Sometimes crocoite-single simply gets stuck for no apparent reason. In theory it should still time out, but it does not. Trace using [*map(asyncio.Task.print_stack, asyncio.Task.all_tasks())]: trace.txt
trace2.txt

Content-Type “encoding” should be “charset”

Nothing in the WARC specs, but see https://developer.mozilla.org/en-US/docs/Web/HTTP/Headers/Content-Type instead.

Errata required.

Errata handling

Bugs happen, no amount of testing can avoid that completely. And if we mess up, we need a way to tell which WARCs produced by crocoite (and tools) are affected by a bug and – possibly – fix it. For that we need:

-merge should write an additional warcinfo record, containing the same information as -grab, so we know which tool modified the WARC.
Add a tool which uses an internal errata database (yaml?) and checks warcinfo crocoite version+dependencies+chrome version against known bugs.
The same tool should be able to fix the WARC (if possible) and write a new one, indicating it was modified.

Link extraction may fail

Running extract-links.js can fail, resulting in this traceback:

Traceback (most recent call last):
  File "/data/home/chromebot/crocoite-sandbox/lib/python3.6/site-packages/crocoite/cli.py", line 136, in single
    loop.run_until_complete(run)
  File "/usr/lib64/python3.6/asyncio/base_events.py", line 468, in run_until_complete
    return future.result()
  File "/data/home/chromebot/crocoite-sandbox/lib/python3.6/site-packages/crocoite/controller.py", line 279, in run
    await behavior.finish ()
  File "/data/home/chromebot/crocoite-sandbox/lib/python3.6/site-packages/crocoite/controller.py", line 159, in finish
    await self._runon ('finish')
  File "/data/home/chromebot/crocoite-sandbox/lib/python3.6/site-packages/crocoite/controller.py", line 165, in _runon
    async for item in f ():
  File "/data/home/chromebot/crocoite-sandbox/lib/python3.6/site-packages/crocoite/behavior.py", line 416, in onfinish
    yield ExtractLinksEvent (list (set (mapOrIgnore (URL, result['result']['value']))))
KeyError: 'value'

Apparently a site reload/redirect to a downloadable resource triggers this issue.
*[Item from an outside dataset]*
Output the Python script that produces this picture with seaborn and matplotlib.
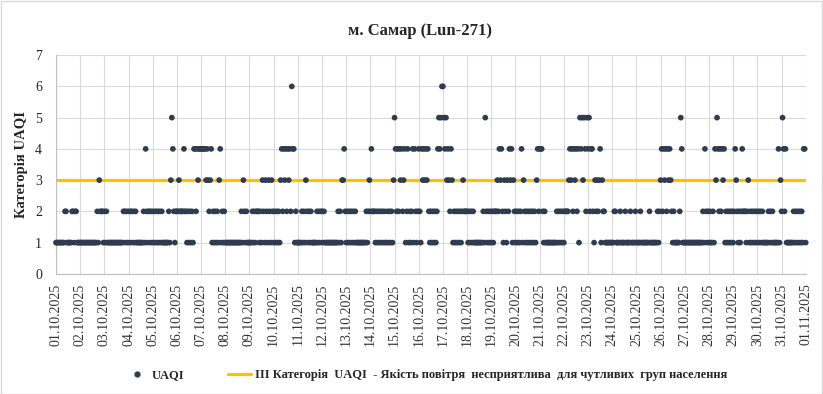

The current browsing frame is cleared (i.e. injected scripts are removed), but no frameNavigated event is sent (because it fails) and thus the browser frame just stays empty.

Reinject behavior scripts when site is reloaded

When a site reloads itself (<meta> tag, window.location change) behavior scripts must be injected again.